O álbum é composto inteiramente de versões de clássicos e, curiosamente, ao acessar pelo Spotify na minha primeira audição, todas as faixas apareceram entremeadas com os originais da pesada. Como parte de uma coletânea. Não havia maneira de aparecer o álbum sozinho. E assim mesmo, seguidinho, tocava Stones e tocava o original. O que eu apontaria como temerário, no mínimo. Sujeitos mais ranzinzas (como eu) podem acabar comparando sem querer a voz de Howling Wolf e de Magic Sam (dois rolos compressores inigualáveis daqueles que nascem apenas a cada 100 anos) com a de Mick. Isto não aconteceria, certamente, se tivessem feito releituras próprias dos clássicos (e com qualidade de áudio atual) mas assim fica difícil não comparar. Covers se comparam, releituras nem tanto. Mais ou menos como biografia e romance.

Mas evidentemente os músicos são primorosos no gênero (Stones sempre foram bluesman disfarçados de hit makers) e a voz de Mick chega a arrebatar em vários momentos. Ele surpreende igualmente na harmônica (conhecida pelo apelido duvidoso de gaita). Little Walter é provavelmente o sujeito mais raro do planeta nesse instrumento mas Mick não deixou por menos.

Charlie Watts também deveria ter uma estátua erguida urgentemente porque tem conhecimento das entrelinhas e das notas fantasmas que o blues requer (como o samba por exemplo, que só brasileiro sabe tocar). Para quem acha que o velhinho é apenas arroz com feijão, fica a dica. Aliás, ele já tinha vindo ao Brasil tempos atrás com o seu trio de jazz e teve o show cancelado por falta de público. (Numa casa pequena). Incrível, não? Especialmente quando vemos o que anda lotando estádios por aí.

Clapton apareceu pelo estúdio, estava gravando outra coisa na sala ao lado algo assim e, papo vem papo vai, enfiou a guitarra em duas faixas (Everybody Knows About My Good Thing e I Can’t Quit You Baby). O timbre do slide guitar chega a ser celestial na primeira. Ponto para Leo Fender, desta vez. O próximo poderá ser para Orville Gibson, meu predileto. Falando em guitarras, há momentos em que Ron Wood e Keith Richards fazem uma cozinha de tal categoria no gênero que mereceria um Nobel da guitarra.

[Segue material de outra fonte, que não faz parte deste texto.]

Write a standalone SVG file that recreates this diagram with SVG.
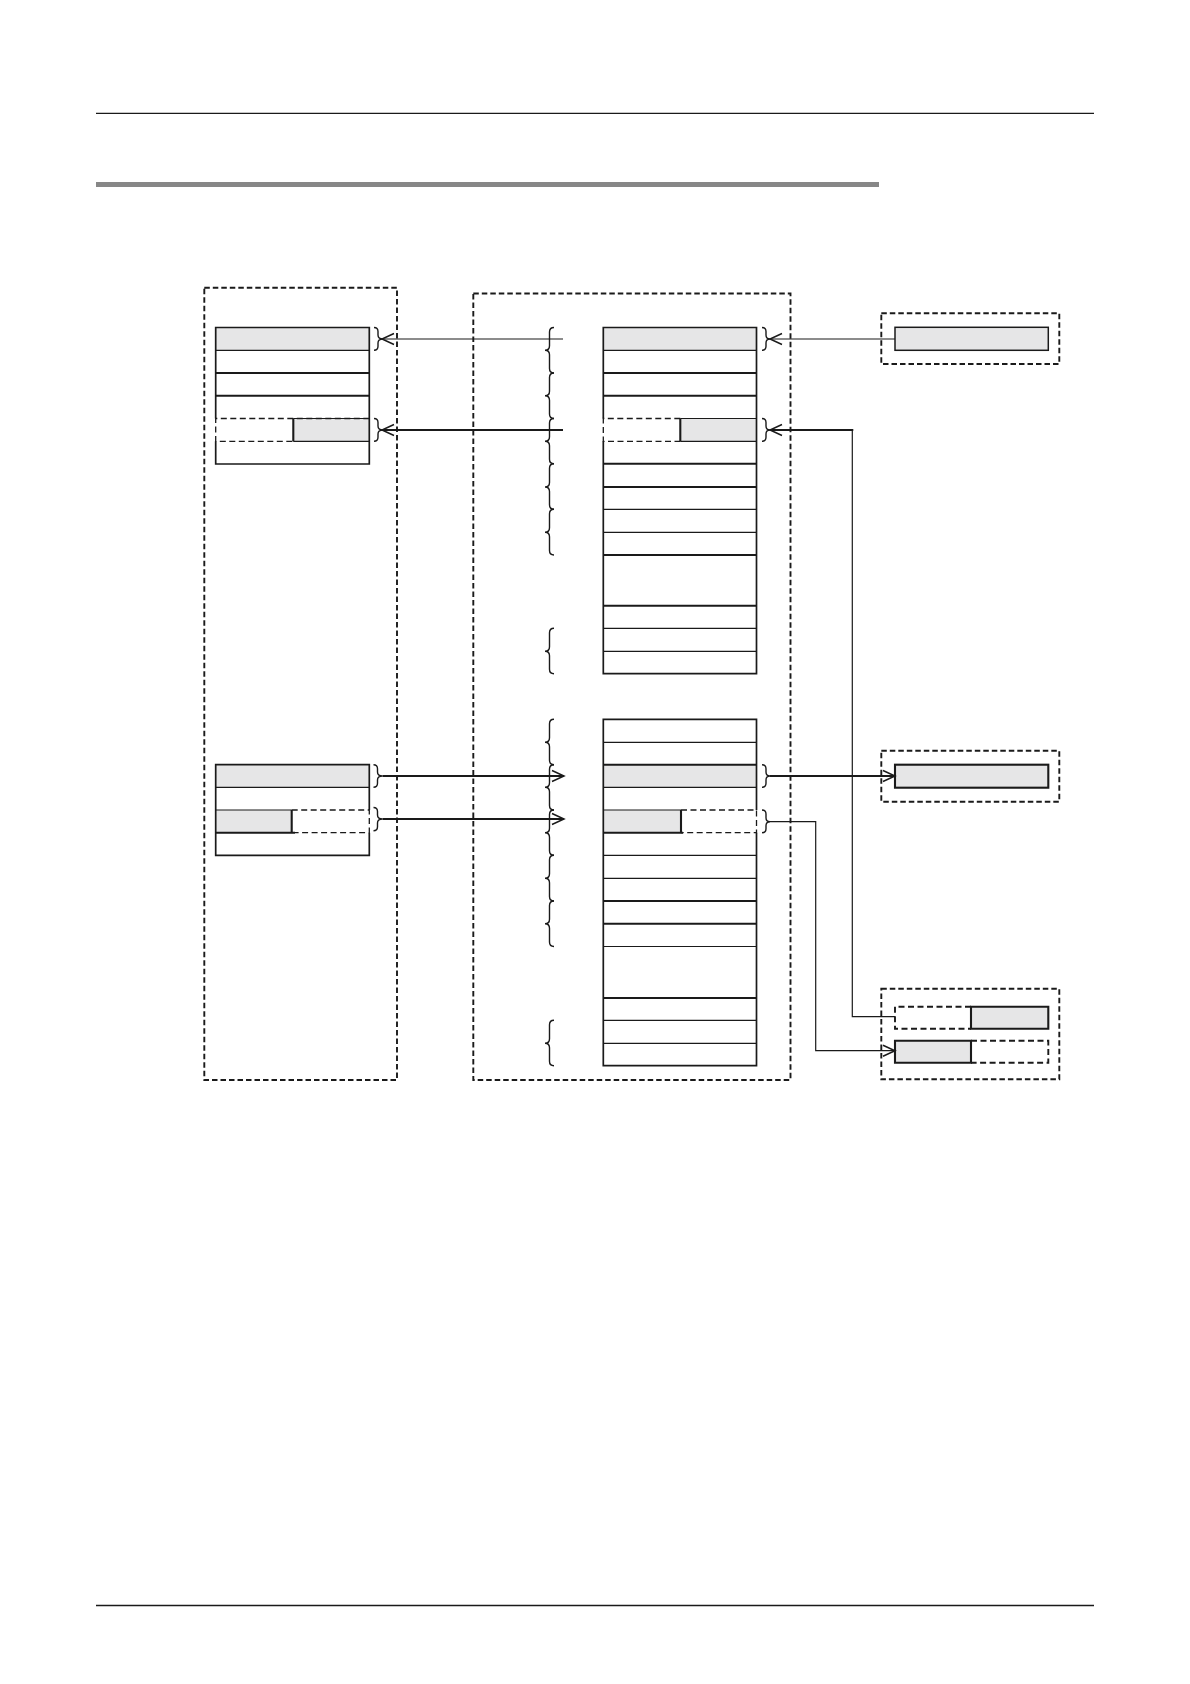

Quem sabe, sabe! De tirar o fôlego.

E por que será que um disco de blues com sonoridade propositalmente envelhecida, fazendo clássicos ‘velharia” recebeu tanto alarde positivo de crítica e público? Tenho dois palpites, o primeiro: além de genuinamente bons no que fazem, Stones são a maior banda de rock do planeta e tudo o que publicam já vem revestido de um marketing astronômico, uma espécie de aceitação tácita e sobretudo uma pré disposição a conferir. O segundo: o seu público é gigantesco e inclui (além das gerações old school aficionadas do gênero sem surpresa aqui) outras mais novas que, nunca tendo ouvido (ou dado muita bola antes a ) o gênero maldito, foram subjugados como Robert Johnson na encruzilhada. Expressões como The Blues is gonna catch you ou he was caught by the blues não são apenas exóticas. Em idades vulneráveis, a picada da Blue note pode significar dependência aguda em pouco tempo.

Resumindo, é sim um baita disco e se você quer saber quais as grandes influências dos Stones que os levaram a ser os Stones, confira-as por eles mesmos.